Dr Veeran Naicker

This postdoc lecture details the progress, modifications, and problems in Dr Naicker’s research this year. It also signifies the opportunity to express a certain departure and rearticulation of the problematic of the township, while employing that particular rearticulation to draw attention to two interrelated problems in field of colonial studies: a) the loss and recovery of the racialised self in colonial and post-colonial society and b) the constitution of the black male in colonial discourse. Although these problems may appear somewhat unrelated, Dr Naicker endeavoured to indicate, through a necropolitical analysis of the colonial apparatus, the problem of alienation and nationalist liberation in favour of the racialised body. Dr Naicker’s lecture was divided into three sections 1) Colonisation as Ne-cropolitics: The problem of bare life, 2) The Colonial loss and recovery of self and, 3) The Male Black Body and the problem of Racism. This lecture also foregrounds the changes Dr Nacikers thinking on Necropolitics and the black body in the last six months-in order to challenge first order theories of African alienation with a nuanced historicization of the racialised trauma of a particu-lar lived experience (erlebnis) that, according to Sara Ahmed, is subjective product of power knowledge relations, fantasy and discursive representation.

Dr Naicker began by referencing J.M. Coetzee’s 1991 essay, “The Mind of Apartheid,” in which Coetzee criticized prevailing historical approaches to apartheid as limited by structuralist and Marxist paradigms. Coetzee’s analysis emphasized the importance of considering racialization as an autonomous process, leading to questions about the historical function of racism in South African society and elsewhere. To answer these questions, Naicker introduced the concept of “necropolitics” as articulated by Achille Mbembe, drawing on Michel Foucault’s work. Necropolitics involves dividing people into those who must live and those who must die, essentially defining power through control of the biological field. This control relies on racial divisions, a concept Foucault refers to as racism. Racism, in this context, becomes a technology that allows the state to regulate life and death, reinforcing the power of the sovereign. Naicker argued that South African biopower prioritized the lives of settler populations while actively seeking to abandon, destroy, and harm colonized communities. He linked this perspective to Patrick Wolfe’s concept of settler colonialism as a strategy of elimination, where the ultimate goal is to secure territory through various means, including structural genocide. This concept of elimination goes beyond mere extermination and includes the absorption of indigenous elements into settler society.
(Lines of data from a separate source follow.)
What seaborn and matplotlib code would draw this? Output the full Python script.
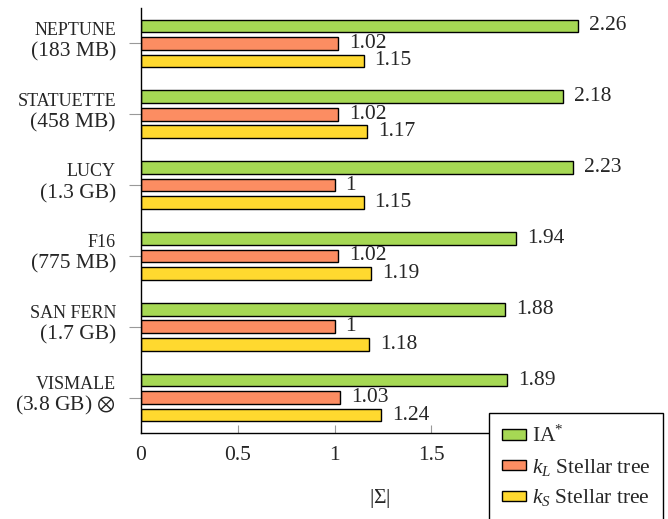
import matplotlib
matplotlib.use("Agg")
import matplotlib.pyplot as plt
import pandas as pd
import seaborn as sns

datasets = ["NEPTUNE", "STATUETTE", "LUCY", "F16", "SAN FERN", "VISMALE"]
sizes = ["(183 MB)", "(458 MB)", "(1.3 GB)", "(775 MB)", "(1.7 GB)", "(3.8 GB) $\\otimes$"]
series = ["IA*", "kL Stellar tree", "kS Stellar tree"]
legend_labels = ["IA$^{*}$", "$k_L\\ \\mathrm{Stellar\\ tree}$", "$k_S\\ \\mathrm{Stellar\\ tree}$"]
ia_star = [2.26, 2.18, 2.23, 1.94, 1.88, 1.89]
kl_stellar = [1.02, 1.02, 1.00, 1.02, 1.00, 1.03]
ks_stellar = [1.15, 1.17, 1.15, 1.19, 1.18, 1.24]
colors = ["#a6d854", "#fc8d62", "#ffd92f"]

rows = []
for name, vals in zip(series, [ia_star, kl_stellar, ks_stellar]):
    for d, v in zip(datasets, vals):
        rows.append({"dataset": d, "series": name, "value": v})
df = pd.DataFrame(rows)

sns.set_style("ticks")
plt.rcParams["font.family"] = ["Liberation Serif", "DejaVu Serif"]
plt.rcParams["mathtext.fontset"] = "custom"
plt.rcParams["mathtext.rm"] = "Liberation Serif"
plt.rcParams["mathtext.it"] = "Liberation Serif:italic"
plt.rcParams["mathtext.bf"] = "Liberation Serif:bold"
plt.rcParams["mathtext.fallback"] = "stix"
fs = 15.5

fig = plt.figure(figsize=(6.68, 5.19), dpi=100)
ax = fig.add_axes([141 / 668, 86 / 519, 478 / 668, 425 / 519])

sns.barplot(data=df, x="value", y="dataset", hue="series", orient="h",
            order=datasets, hue_order=series, palette=colors,
            edgecolor="black", linewidth=1, width=0.74, gap=0.28,
            saturation=1, ax=ax)

for cont, vals in zip(ax.containers, [ia_star, kl_stellar, ks_stellar]):
    ax.bar_label(cont, labels=["{:g}".format(v) for v in vals], padding=8,
                 fontsize=fs)

ax.set_xlim(0, 478 / 193.5)
ax.set_ylim(5.5, -0.5)
ax.set_xticks([0, 0.5, 1, 1.5])
ax.set_xticklabels(["0", "0.5", "1", "1.5"], fontsize=fs)
ax.tick_params(axis="x", direction="in", length=6, color="#999999", pad=9)
ax.tick_params(axis="y", direction="out", length=9, color="#999999")
ax.set_yticks(range(len(datasets)))
ax.set_yticklabels([])
ax.set_ylabel("")
ax.set_xlabel("$|\\Sigma|$", fontsize=fs, labelpad=16)
sns.despine(ax=ax)
for sp in ["left", "bottom"]:
    ax.spines[sp].set_color("black")
    ax.spines[sp].set_linewidth(1)

for i, (d, s) in enumerate(zip(datasets, sizes)):
    ax.annotate(d, xy=(0, i), xycoords=("axes fraction", "data"),
                xytext=(-18, 9.5), textcoords="offset points",
                ha="right", va="center", fontsize=13)
    ax.annotate(s, xy=(0, i), xycoords=("axes fraction", "data"),
                xytext=(-18, -6), textcoords="offset points",
                ha="right", va="center", fontsize=fs)

handles, _ = ax.get_legend_handles_labels()
ax.get_legend().remove()
leg = fig.legend(handles, legend_labels, loc="upper left",
                 bbox_to_anchor=(489 / 668, 106 / 519),
                 bbox_transform=fig.transFigure, borderaxespad=0,
                 fontsize=fs, frameon=True, fancybox=False, framealpha=1,
                 edgecolor="black", handlelength=1.1, handleheight=0.37,
                 handletextpad=0.3, labelspacing=0.45, borderpad=0.6)
leg.get_frame().set_linewidth(1)

fig.savefig("out.png", dpi=100)
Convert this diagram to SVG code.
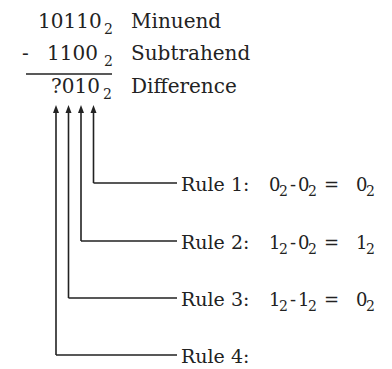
<svg xmlns="http://www.w3.org/2000/svg" width="392" height="369" viewBox="0 0 392 369">
<style>
text{font-family:"DejaVu Serif","Liberation Serif",serif;fill:#222;}
.n{font-size:20px;}
.s{font-size:14px;}
.l{font-size:20px;}
.r{font-size:19px;}
.d{font-size:18px;}
.ln{stroke:#222;stroke-width:1.6;fill:none;}
</style>
<rect width="392" height="369" fill="#fff"/>
<g id="minuend">
<text class="n" x="38" y="28">10110</text><text class="s" x="104" y="34">2</text>
<text class="l" x="131" y="28">Minuend</text>
</g>
<g id="subtrahend">
<text class="n" x="22" y="60">-</text>
<text class="n" x="47" y="60">1100</text><text class="s" x="104" y="66">2</text>
<text class="l" x="131" y="60">Subtrahend</text>
</g>
<line class="ln" x1="26" y1="74" x2="112" y2="74"/>
<g id="difference">
<text class="n" x="51" y="93">?010</text><text class="s" x="103" y="99">2</text>
<text class="l" x="131" y="93">Difference</text>
</g>
<g id="connectors">
<path class="ln" d="M93.5,183 V110 M93.5,183 H177"/>
<path class="ln" d="M81,241 V110 M81,241 H177"/>
<path class="ln" d="M68.5,298 V110 M68.5,298 H177"/>
<path class="ln" d="M56,355 V110 M56,355 H177"/>
<path d="M90.5,113 L93.5,105 L96.5,113 Z M78,113 L81,105 L84,113 Z M65.5,113 L68.5,105 L71.5,113 Z M53,113 L56,105 L59,113 Z" fill="#222"/>
</g>
<g id="rule1">
<text class="r" x="181" y="191">Rule 1:</text>
<text class="d" x="269" y="191">0</text><text class="s" x="279" y="196">2</text>
<text class="d" x="290" y="191">-</text>
<text class="d" x="298" y="191">0</text><text class="s" x="308" y="196">2</text>
<text class="d" x="324" y="191">=</text>
<text class="d" x="356" y="191">0</text><text class="s" x="366" y="196">2</text>
</g>
<g id="rule2">
<text class="r" x="181" y="249">Rule 2:</text>
<text class="d" x="269" y="249">1</text><text class="s" x="279" y="254">2</text>
<text class="d" x="290" y="249">-</text>
<text class="d" x="298" y="249">0</text><text class="s" x="308" y="254">2</text>
<text class="d" x="324" y="249">=</text>
<text class="d" x="356" y="249">1</text><text class="s" x="366" y="254">2</text>
</g>
<g id="rule3">
<text class="r" x="181" y="306">Rule 3:</text>
<text class="d" x="269" y="306">1</text><text class="s" x="279" y="311">2</text>
<text class="d" x="290" y="306">-</text>
<text class="d" x="298" y="306">1</text><text class="s" x="308" y="311">2</text>
<text class="d" x="324" y="306">=</text>
<text class="d" x="356" y="306">0</text><text class="s" x="366" y="311">2</text>
</g>
<g id="rule4">
<text class="r" x="181" y="363">Rule 4:</text>
</g>
</svg>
In the South African context, the need for cheap black labour drove the colonial state to find alternative solutions for the indigenous population, leading to the ethnic cleansing of African communities through land legislation. The Natives Land Act of 1913 allocated 87 percent of land to whites and 13 percent to tribal homelands, resembling the American reservation system. The lecture also delved into the migrant labour system, a necropolitical rationality aimed at controlling and transferring labour between rural reserves and urban townships. This system had two major consequences: reducing the colonized to “bare life” and transforming the colony into an exception to traditional juridical norms. Furthermore, Naicker discussed Giorgio Agamben’s concepts of “bare life” and “Homo Sacer,” explaining how they relate to South African colonial history. In Agamben’s framework, “bare life” signifies existence, while “bios” represents collective and qualified political life. The lecture highlighted how colonial law excluded colonized individuals from democratic rights and treated them as objects of sovereign violence. So too it challenged the notion of human rights in a context where individuals could be reduced to mere existence, facing the constant threat of violence and exclusion.

Furthermore, Dr Naicker also addressed the psychological impact of colonialism and apartheid on black individuals, particularly black males. The concept of an “inferiority complex” and the emasculation of black men were explored, shedding light on the trauma and structural violence experienced by colonized populations. Stereotypes were discussed as points of interpellation and subjectification in colonial discourse. They were shown to play a significant role in producing the type of subjectivity that served the racial logic of colonialism. Dr. Naicker emphasized the gendered aspect of the inferiority complex, particularly the emasculation of black males. He highlighted how this aspect has been understudied in the context of Fanonian studies. The lecture concluded by reflecting on the contemporary relevance of these historical issues, especially considering recent protests and social movements like “Rhodes Must Fall.” It raised questions about how liberation from emasculation and structural trauma might look in the present day.